Un vero e proprio “commercio” di attestati falsi in materia di sicurezza nei luoghi di lavoro. Senza partecipare ad alcun corso i lavoratori ottenevano certificati di idoneità, così gli imprenditori risultavano in regola.
Palermo – Ciò che è emerso dall’operazione di P.G. denominata “FAKE COURSES”, condotta dall’aliquota Carabinieri della Sezione di Polizia Giudiziaria della Procura della Repubblica presso il Tribunale di Termini Imerese e il Nucleo Ispettorato del Lavoro di Palermo, collaborati da varie Stazioni Carabinieri operanti sul territorio, tra cui in particolare, quella di Misilmeri (PA) e Ciminna (PA), è uno spaccato emblematico della spregiudicata connivenza tra pseudo-professionisti e di una certa imprenditoria siciliana in un settore delicatissimo come quello della sicurezza dei lavoratori.
Sono 20 le persone indagate e accusate, a vario titolo, di truffa aggravata, falsità materiale, falsità ideologica, esercizio abusivo della professione di medico, all’esito delle indagini preliminari disposte e coordinate dalla Procura della Repubblica presso il Tribunale di Termini Imerese.
Tessere di un puzzle creato per aggirare le norme che regolano la formazione dei lavoratori e disposto a mettere a repentaglio l’incolumità degli stessi pur di far apparire le aziende beneficiarie virtuose compagini che hanno a cuore la sicurezza nei luoghi di lavoro.

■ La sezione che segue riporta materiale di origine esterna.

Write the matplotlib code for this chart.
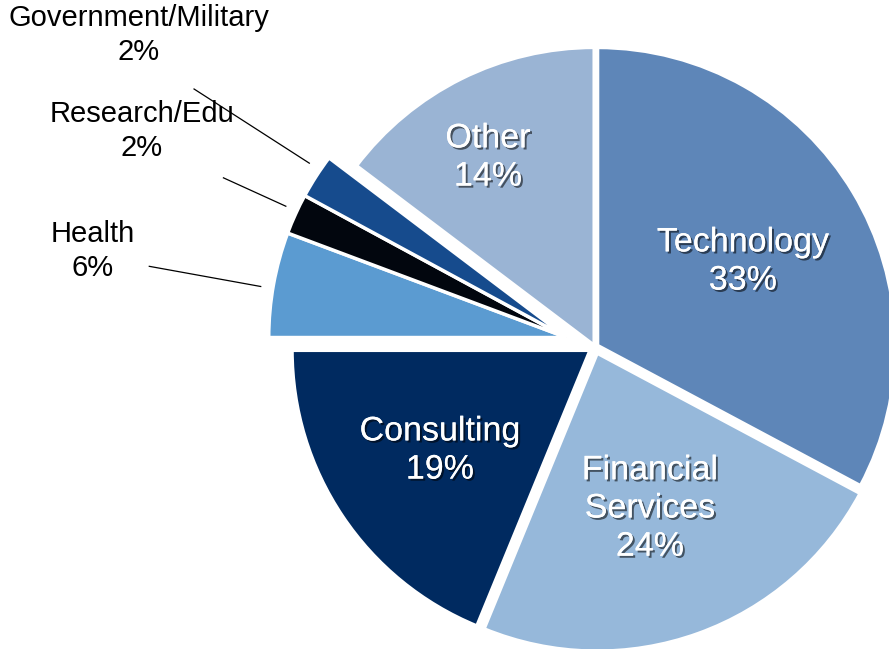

Diverse centinaia di documenti contraffatti, 700 circa sono stati rinvenuti e posti sotto sequestro, presso la sede legale di una delle società coinvolte nel corso delle perquisizioni domiciliari disposti dall’autorità giudiziaria delegante.
L’attuale emergenza infortuni, dei quali sono piene le cronache degli ultimi mesi, si spiega anche e soprattutto con l’impiego di personale ignaro delle procedure che consentono di svolgere l’attività lavorativa in relativa sicurezza per sé e per gli altri.
Diverse centinaia di lavoratori e datori di lavoro, dunque, che hanno svolto le loro mansioni sulla base di attestati falsi ottenuti in relazione a corsi mai frequentati o frequentati in misura parziale o in maniera difforme in relazione a quanto previsto dalle specifiche norme. Bastava semplicemente versare al professionista compiacente, amministratore o presidente di un fantomatico ente non iscritto nell’apposito albo della regione siciliana, la cifra prevista dal tariffario proposto e si otteneva, in brevissimo tempo, un attestato apparentemente regolare.
In diversi casi è stata accertata la sostituzione dei docenti “abilitati”, firmatari degli attestati con altri non abilitati alla relativa formazione professionale. Un giro d’affari di svariate centinaia di migliaia di euro che dà la misura del fenomeno. Le indagini, scaturite a seguito di un controllo sanitario da parte dell’A.S.P. locale presso un esercizio pubblico di Misilmeri, sono state inizialmente svolte in provincia di Palermo e, solo successivamente, estese anche a tutte le province della Sicilia.